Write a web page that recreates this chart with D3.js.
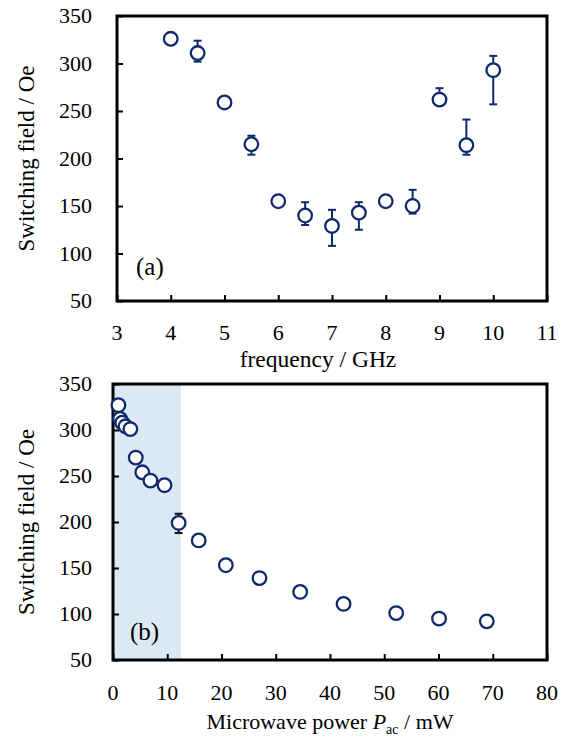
<!DOCTYPE html>
<html>
<head>
<meta charset="utf-8">
<script src="https://cdn.jsdelivr.net/npm/d3@7"></script>
<style>
  body { margin: 0; background: #fff; }
</style>
</head>
<body>
<svg id="chart" width="567" height="741" font-family="'Liberation Serif', 'Times New Roman', 'DejaVu Serif', serif"></svg>
<script>
// Panel (a): switching field vs frequency
const freqA = [4, 4.5, 5, 5.5, 6, 6.5, 7, 7.5, 8, 8.5, 9, 9.5, 10];
const fieldA = [326, 311, 259, 215, 155, 140, 129, 143, 155, 150, 262, 214, 293];
const errPlusA = [0, 13, 0, 9, 0, 14, 17, 11, 0, 17, 12, 27, 15];
const errMinusA = [0, 9, 0, 11, 0, 10, 21, 18, 0, 8, 5, 10, 36];

// Panel (b): switching field vs microwave power
const powerB = [1.0, 1.3, 1.7, 2.3, 3.2, 4.2, 5.4, 6.9, 9.5, 12.1, 15.8, 20.8, 27.0, 34.5, 42.5, 52.2, 60.1, 68.9];
const fieldB = [327, 312, 308, 304, 301, 270, 254, 245, 240, 199, 180, 153, 139, 124, 111, 101, 95, 92];
const errPlusB = [0, 0, 0, 0, 0, 0, 0, 0, 0, 10, 0, 0, 0, 0, 0, 0, 0, 0];
const errMinusB = [0, 0, 0, 0, 0, 0, 0, 0, 0, 11, 0, 0, 0, 0, 0, 0, 0, 0];
const shadeB = [0, 12.5];

const ticksA = [3, 4, 5, 6, 7, 8, 9, 10, 11];
const ticksB = [0, 10, 20, 30, 40, 50, 60, 70, 80];
const ticksY = [50, 100, 150, 200, 250, 300, 350];

const navy = '#0f2a6c';
const serif = "'Liberation Serif', 'Times New Roman', 'DejaVu Serif', serif";
const svg = d3.select('#chart');

function panel(opts) {
  const { left, right, top, bottom, xDomain, xTicks, xs, ys, plus, minus, errColor, tag, tagPos, labelY, tickY, xLabel, shade } = opts;
  const x = d3.scaleLinear().domain(xDomain).range([left, right]);
  const y = d3.scaleLinear().domain([50, 350]).range([bottom, top]);
  const g = svg.append('g').attr('font-family', serif);

  if (shade) {
    g.append('rect')
      .attr('x', x(shade[0])).attr('y', top)
      .attr('width', x(shade[1]) - x(shade[0])).attr('height', bottom - top)
      .attr('fill', '#dce9f5');
  }

  // inward ticks on bottom and left
  g.append('g')
    .attr('transform', `translate(0,${bottom})`)
    .call(d3.axisBottom(x).tickValues(xTicks).tickSizeInner(-6).tickSizeOuter(0).tickFormat(''))
    .call(a => a.select('.domain').remove())
    .selectAll('line').attr('stroke', '#000').attr('stroke-width', 2);
  g.append('g')
    .attr('transform', `translate(${left},0)`)
    .call(d3.axisLeft(y).tickValues(ticksY).tickSizeInner(-6).tickSizeOuter(0).tickFormat(''))
    .call(a => a.select('.domain').remove())
    .selectAll('line').attr('stroke', '#000').attr('stroke-width', 2);

  // tick labels
  g.selectAll('.xl').data(xTicks).join('text')
    .attr('x', d => x(d)).attr('y', tickY)
    .attr('text-anchor', 'middle').attr('font-size', 22).text(d => d);
  g.selectAll('.yl').data(ticksY).join('text')
    .attr('x', 92).attr('y', d => y(d) + 7)
    .attr('text-anchor', 'end').attr('font-size', 22).text(d => d);

  // frame
  g.append('rect')
    .attr('x', left).attr('y', top)
    .attr('width', right - left).attr('height', bottom - top)
    .attr('fill', 'none').attr('stroke', '#000').attr('stroke-width', 3);

  // axis titles
  g.append('text')
    .attr('transform', `translate(34,${(top + bottom) / 2}) rotate(-90)`)
    .attr('text-anchor', 'middle').attr('font-size', 23)
    .text('Switching field / Oe');
  xLabel(g, labelY);

  g.append('text')
    .attr('x', tagPos[0]).attr('y', tagPos[1])
    .attr('font-size', 25).text(tag);

  // error bars
  const idx = d3.range(xs.length).filter(i => plus[i] > 0 || minus[i] > 0);
  const eb = g.selectAll('.eb').data(idx).join('g')
    .attr('stroke', errColor).attr('stroke-width', 2);
  eb.append('line')
    .attr('x1', i => x(xs[i])).attr('x2', i => x(xs[i]))
    .attr('y1', i => y(ys[i] + plus[i])).attr('y2', i => y(ys[i] - minus[i]));
  eb.append('line')
    .attr('x1', i => x(xs[i]) - 4).attr('x2', i => x(xs[i]) + 4)
    .attr('y1', i => y(ys[i] + plus[i])).attr('y2', i => y(ys[i] + plus[i]));
  eb.append('line')
    .attr('x1', i => x(xs[i]) - 4).attr('x2', i => x(xs[i]) + 4)
    .attr('y1', i => y(ys[i] - minus[i])).attr('y2', i => y(ys[i] - minus[i]));

  // markers
  g.selectAll('circle.pt').data(xs).join('circle')
    .attr('class', 'pt')
    .attr('cx', d => x(d)).attr('cy', (d, i) => y(ys[i]))
    .attr('r', 6.8)
    .attr('fill', '#fff').attr('stroke', navy).attr('stroke-width', 2.3);
}

panel({
  left: 117, right: 547, top: 16, bottom: 301,
  xDomain: [3, 11], xTicks: ticksA, xs: freqA, ys: fieldA,
  plus: errPlusA, minus: errMinusA, errColor: navy,
  tag: '(a)', tagPos: [136, 275], tickY: 340, labelY: 367,
  xLabel: (g, cy) => g.append('text').attr('x', 318).attr('y', cy)
    .attr('text-anchor', 'middle').attr('font-size', 23.5).text('frequency / GHz')
});

panel({
  left: 113, right: 547, top: 384, bottom: 660,
  xDomain: [0, 80], xTicks: ticksB, xs: powerB, ys: fieldB,
  plus: errPlusB, minus: errMinusB, errColor: '#111',
  tag: '(b)', tagPos: [130, 640], tickY: 700, labelY: 729, shade: shadeB,
  xLabel: (g, cy) => {
    const t = g.append('text').attr('x', 330).attr('y', cy)
      .attr('text-anchor', 'middle').attr('font-size', 22);
    t.append('tspan').text('Microwave power ');
    t.append('tspan').attr('font-style', 'italic').text('P');
    t.append('tspan').attr('font-size', 14).attr('dy', 5).text('ac');
    t.append('tspan').attr('dy', -5).text(' / mW');
  }
});
</script>
</body>
</html>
━━━
#### EXERCISE TASK
Copy out the whole listing exactly, and don't carry over any pictures.

#### SOLVED PROBLEM
Write a web page that recreates this chart with D3.js.
<!DOCTYPE html>
<html>
<head>
<meta charset="utf-8">
<script src="https://cdn.jsdelivr.net/npm/d3@7"></script>
<style>
  body { margin: 0; background: #fff; }
</style>
</head>
<body>
<svg id="chart" width="567" height="741" font-family="'Liberation Serif', 'Times New Roman', 'DejaVu Serif', serif"></svg>
<script>
// Panel (a): switching field vs frequency
const freqA = [4, 4.5, 5, 5.5, 6, 6.5, 7, 7.5, 8, 8.5, 9, 9.5, 10];
const fieldA = [326, 311, 259, 215, 155, 140, 129, 143, 155, 150, 262, 214, 293];
const errPlusA = [0, 13, 0, 9, 0, 14, 17, 11, 0, 17, 12, 27, 15];
const errMinusA = [0, 9, 0, 11, 0, 10, 21, 18, 0, 8, 5, 10, 36];

// Panel (b): switching field vs microwave power
const powerB = [1.0, 1.3, 1.7, 2.3, 3.2, 4.2, 5.4, 6.9, 9.5, 12.1, 15.8, 20.8, 27.0, 34.5, 42.5, 52.2, 60.1, 68.9];
const fieldB = [327, 312, 308, 304, 301, 270, 254, 245, 240, 199, 180, 153, 139, 124, 111, 101, 95, 92];
const errPlusB = [0, 0, 0, 0, 0, 0, 0, 0, 0, 10, 0, 0, 0, 0, 0, 0, 0, 0];
const errMinusB = [0, 0, 0, 0, 0, 0, 0, 0, 0, 11, 0, 0, 0, 0, 0, 0, 0, 0];
const shadeB = [0, 12.5];

const ticksA = [3, 4, 5, 6, 7, 8, 9, 10, 11];
const ticksB = [0, 10, 20, 30, 40, 50, 60, 70, 80];
const ticksY = [50, 100, 150, 200, 250, 300, 350];

const navy = '#0f2a6c';
const serif = "'Liberation Serif', 'Times New Roman', 'DejaVu Serif', serif";
const svg = d3.select('#chart');

function panel(opts) {
  const { left, right, top, bottom, xDomain, xTicks, xs, ys, plus, minus, errColor, tag, tagPos, labelY, tickY, xLabel, shade } = opts;
  const x = d3.scaleLinear().domain(xDomain).range([left, right]);
  const y = d3.scaleLinear().domain([50, 350]).range([bottom, top]);
  const g = svg.append('g').attr('font-family', serif);

  if (shade) {
    g.append('rect')
      .attr('x', x(shade[0])).attr('y', top)
      .attr('width', x(shade[1]) - x(shade[0])).attr('height', bottom - top)
      .attr('fill', '#dce9f5');
  }

  // inward ticks on bottom and left
  g.append('g')
    .attr('transform', `translate(0,${bottom})`)
    .call(d3.axisBottom(x).tickValues(xTicks).tickSizeInner(-6).tickSizeOuter(0).tickFormat(''))
    .call(a => a.select('.domain').remove())
    .selectAll('line').attr('stroke', '#000').attr('stroke-width', 2);
  g.append('g')
    .attr('transform', `translate(${left},0)`)
    .call(d3.axisLeft(y).tickValues(ticksY).tickSizeInner(-6).tickSizeOuter(0).tickFormat(''))
    .call(a => a.select('.domain').remove())
    .selectAll('line').attr('stroke', '#000').attr('stroke-width', 2);

  // tick labels
  g.selectAll('.xl').data(xTicks).join('text')
    .attr('x', d => x(d)).attr('y', tickY)
    .attr('text-anchor', 'middle').attr('font-size', 22).text(d => d);
  g.selectAll('.yl').data(ticksY).join('text')
    .attr('x', 92).attr('y', d => y(d) + 7)
    .attr('text-anchor', 'end').attr('font-size', 22).text(d => d);

  // frame
  g.append('rect')
    .attr('x', left).attr('y', top)
    .attr('width', right - left).attr('height', bottom - top)
    .attr('fill', 'none').attr('stroke', '#000').attr('stroke-width', 3);

  // axis titles
  g.append('text')
    .attr('transform', `translate(34,${(top + bottom) / 2}) rotate(-90)`)
    .attr('text-anchor', 'middle').attr('font-size', 23)
    .text('Switching field / Oe');
  xLabel(g, labelY);

  g.append('text')
    .attr('x', tagPos[0]).attr('y', tagPos[1])
    .attr('font-size', 25).text(tag);

  // error bars
  const idx = d3.range(xs.length).filter(i => plus[i] > 0 || minus[i] > 0);
  const eb = g.selectAll('.eb').data(idx).join('g')
    .attr('stroke', errColor).attr('stroke-width', 2);
  eb.append('line')
    .attr('x1', i => x(xs[i])).attr('x2', i => x(xs[i]))
    .attr('y1', i => y(ys[i] + plus[i])).attr('y2', i => y(ys[i] - minus[i]));
  eb.append('line')
    .attr('x1', i => x(xs[i]) - 4).attr('x2', i => x(xs[i]) + 4)
    .attr('y1', i => y(ys[i] + plus[i])).attr('y2', i => y(ys[i] + plus[i]));
  eb.append('line')
    .attr('x1', i => x(xs[i]) - 4).attr('x2', i => x(xs[i]) + 4)
    .attr('y1', i => y(ys[i] - minus[i])).attr('y2', i => y(ys[i] - minus[i]));

  // markers
  g.selectAll('circle.pt').data(xs).join('circle')
    .attr('class', 'pt')
    .attr('cx', d => x(d)).attr('cy', (d, i) => y(ys[i]))
    .attr('r', 6.8)
    .attr('fill', '#fff').attr('stroke', navy).attr('stroke-width', 2.3);
}

panel({
  left: 117, right: 547, top: 16, bottom: 301,
  xDomain: [3, 11], xTicks: ticksA, xs: freqA, ys: fieldA,
  plus: errPlusA, minus: errMinusA, errColor: navy,
  tag: '(a)', tagPos: [136, 275], tickY: 340, labelY: 367,
  xLabel: (g, cy) => g.append('text').attr('x', 318).attr('y', cy)
    .attr('text-anchor', 'middle').attr('font-size', 23.5).text('frequency / GHz')
});

panel({
  left: 113, right: 547, top: 384, bottom: 660,
  xDomain: [0, 80], xTicks: ticksB, xs: powerB, ys: fieldB,
  plus: errPlusB, minus: errMinusB, errColor: '#111',
  tag: '(b)', tagPos: [130, 640], tickY: 700, labelY: 729, shade: shadeB,
  xLabel: (g, cy) => {
    const t = g.append('text').attr('x', 330).attr('y', cy)
      .attr('text-anchor', 'middle').attr('font-size', 22);
    t.append('tspan').text('Microwave power ');
    t.append('tspan').attr('font-style', 'italic').text('P');
    t.append('tspan').attr('font-size', 14).attr('dy', 5).text('ac');
    t.append('tspan').attr('dy', -5).text(' / mW');
  }
});
</script>
</body>
</html>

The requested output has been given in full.